The Wannsee-Conference and the Genocide of European Jews
House of the Wannsee Conference Memorial and Educational Site
In January 2006, the House of the Wannsee Conference: Memorial and Educational Site opened up a new permanent exhibition. This one has the advantage of acknowledging our recent historical findings which we have accumulated since the opening of the archives in Eastern Europe in the 1990s, and incorporates the experiences of the last thirteen years of educational work at the memorial site. 805,000 visitors from all over the world visited the first permanent exhibition between 1992 and 2005; more than half of those visitors were there to participate in intensive educational programs with the memorial site’s staff. The exhibition is an important part of the diverse set of pedagogical possibilities which are offered here; however it is also accessible to individual visitors who wish to experience the exhibition on their own. Topics and focuses were chosen accordingly, and the presentation was restricted to talking about the basics and to giving examples.
The main focus of the site is the Wannsee Conference which took place on January 20, 1942. This conference was where preparations were made for the genocide; the exhibition also focuses on the specific involvement of the conference participants and the authorities they represented in the persecution and murder of Jews. Four rooms are dedicated to these themes (rooms 7 to 10). Following an overview of the historical development of anti-Semitism and racism (room 2), the exhibition shows both the integration of Jews into German society achieved during the Weimar Republic and at the same time, the rise of the threat against them (room 3). It goes on to describe the propagandistic construction of the Volksgemeinschaft (“national community”) after 1933, the exclusion and persecution of the German Jews, but also their own attempts towards self-assertion (room 4). The former guest house of the SS Security Service (SD) is a house of perpetrators. For this reason, several theme-based rooms focus on a number of perpetrator groups, including the Ordnungspolizei (uniformed police) and Wehrmacht members (rooms 5 and 6) as well as the civil administration in the occupied territories (room 12). There is also information about collaboration, a topic which has generated increased research findings since the 1990s (rooms 5, 6 and 11). The exhibition also deals with the frequently raised question of how much was known about the genocide within German society (for example, in room 7). The process of deporting Jews to the ghettos and extermination camps, which has been reconstructed through regional history projects and memorial books, is outlined using three different countries as examples.

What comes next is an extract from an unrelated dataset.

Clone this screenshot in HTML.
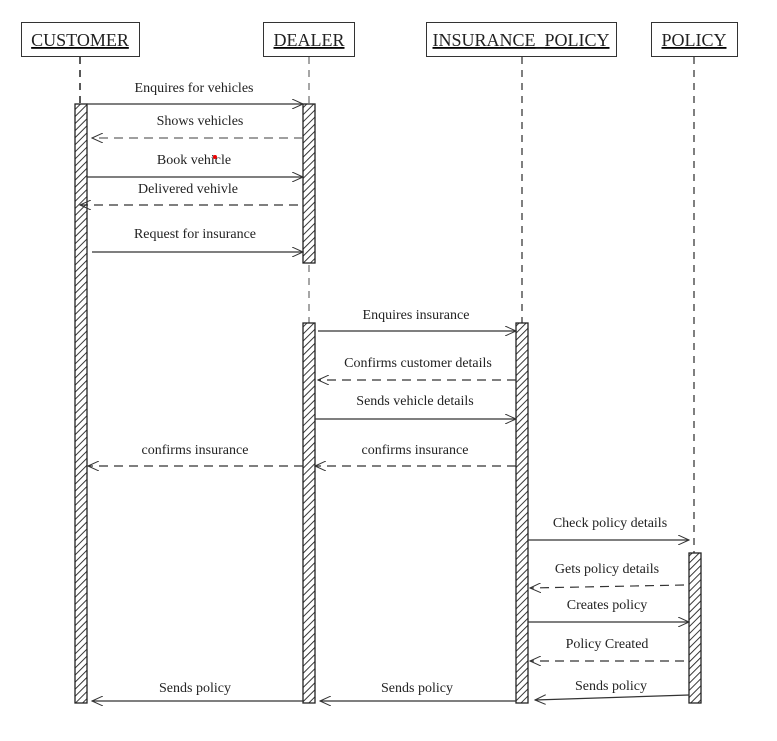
<!DOCTYPE html>
<html><head><meta charset="utf-8"><style>
html,body{margin:0;padding:0;background:#fff}
svg{display:block}
text{font-family:"Liberation Serif",serif;font-size:14px;fill:#222}
</style></head><body>
<svg width="777" height="741" viewBox="0 0 777 741" xmlns="http://www.w3.org/2000/svg">
<defs>
<pattern id="h" patternUnits="userSpaceOnUse" width="5" height="5" patternTransform="rotate(45)">
<rect width="5" height="5" fill="#fff"/><line x1="0" y1="0" x2="0" y2="5" stroke="#222" stroke-width="1.8"/>
</pattern>
<marker id="a" markerWidth="12" markerHeight="10" refX="11" refY="5" orient="auto" markerUnits="userSpaceOnUse">
<path d="M0,0 L11,5 L0,10" fill="none" stroke="#333" stroke-width="1"/>
</marker>
</defs>
<g stroke="#333" stroke-width="1" fill="#fff">
<rect x="21.5" y="22.5" width="118" height="34"/>
<rect x="263.5" y="22.5" width="91" height="34"/>
<rect x="426.5" y="22.5" width="190" height="34"/>
<rect x="651.5" y="22.5" width="86" height="34"/>
</g>
<g text-anchor="middle" style="text-decoration:underline">
<text x="80" y="46" style="font-size:18px">CUSTOMER</text>
<text x="309" y="46" style="font-size:18px">DEALER</text>
<text x="521" y="46" style="font-size:18px">INSURANCE_POLICY</text>
<text x="694" y="46" style="font-size:18px">POLICY</text>
</g>
<g stroke-width="1.5">
<line x1="80" y1="57" x2="80" y2="104" stroke="#222" stroke-dasharray="7,6"/>
<line x1="309" y1="57" x2="309" y2="323" stroke="#888" stroke-dasharray="7,6"/>
<line x1="522" y1="57" x2="522" y2="323" stroke="#555" stroke-dasharray="7,6"/>
<line x1="694" y1="57" x2="694" y2="553" stroke="#555" stroke-dasharray="7,6"/>
</g>
<g fill="url(#h)" stroke="#222" stroke-width="1.3">
<rect x="75" y="104" width="12" height="599"/>
<rect x="303" y="104" width="12" height="159"/>
<rect x="303" y="323" width="12" height="380"/>
<rect x="516" y="323" width="12" height="380"/>
<rect x="689" y="553" width="12" height="150"/>
</g>
<g stroke="#333" stroke-width="1.2" fill="none" marker-end="url(#a)">
<line x1="87" y1="104" x2="303" y2="104"/>
<line x1="303" y1="138" x2="92" y2="138" stroke-dasharray="9,6" stroke="#666"/>
<line x1="87" y1="177" x2="303" y2="177"/>
<line x1="298" y1="205" x2="80" y2="205" stroke-dasharray="9,6"/>
<line x1="92" y1="252" x2="303" y2="252"/>
<line x1="318" y1="331" x2="516" y2="331"/>
<line x1="516" y1="380" x2="318" y2="380" stroke-dasharray="9,6"/>
<line x1="315" y1="419" x2="516" y2="419"/>
<line x1="303" y1="466" x2="88" y2="466" stroke-dasharray="9,6"/>
<line x1="516" y1="466" x2="315" y2="466" stroke-dasharray="9,6"/>
<line x1="528" y1="540" x2="689" y2="540"/>
<line x1="684" y1="585" x2="530" y2="588" stroke-dasharray="9,6"/>
<line x1="528" y1="622" x2="689" y2="622"/>
<line x1="684" y1="661" x2="530" y2="661" stroke-dasharray="9,6"/>
<line x1="689" y1="695" x2="535" y2="700"/>
<line x1="303" y1="701" x2="92" y2="701"/>
<line x1="516" y1="701" x2="320" y2="701"/>
</g>
<g text-anchor="middle">
<text x="194" y="92">Enquires for vehicles</text>
<text x="200" y="125">Shows vehicles</text>
<text x="194" y="164">Book vehicle</text>
<text x="188" y="193">Delivered vehivle</text>
<text x="195" y="238">Request for insurance</text>
<text x="416" y="319">Enquires insurance</text>
<text x="418" y="367">Confirms customer details</text>
<text x="415" y="405">Sends vehicle details</text>
<text x="195" y="454">confirms insurance</text>
<text x="415" y="454">confirms insurance</text>
<text x="610" y="527">Check policy details</text>
<text x="607" y="573">Gets policy details</text>
<text x="607" y="609">Creates policy</text>
<text x="607" y="648">Policy Created</text>
<text x="611" y="690">Sends policy</text>
<text x="195" y="692">Sends policy</text>
<text x="417" y="692">Sends policy</text>
</g>
<circle cx="215" cy="157" r="2" fill="#e00"/>
</svg>
</body></html>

The exhibition shows the establishment of the ghettos and the role they played in concentrating Jews in one place prior to their murder. It illustrates how forced labour was organised in the ghettos, how day-to-day existence was dominated by hunger, sickness and death, the strategies of resistance adopted by those living in the ghetto, and finally the liquidation of the ghettos (room 12). The continued process of persecution in the transit camps, concentration camps and extermination camps is also exemplified. Life in the camps is described using documents produced by the perpetrators and from the perspective of the victims (rooms 11, 13 and 14).
The exhibition looks back at the possibilities for action which existed for the bystanders as well as at the victims’ fight for survival. In order to at least give some faces and names to the millions who were tormented and murdered, four family biographies (presented together in room 1) are featured in the various theme-related rooms. “Time windows” dealing with the juristic attempts to hand down penalties for the crimes, the question of reparations, the politics of remembrance and memorialisation culture, and above all the last room in the tour (room 15), all make it clear that 1945 was not the end of the story.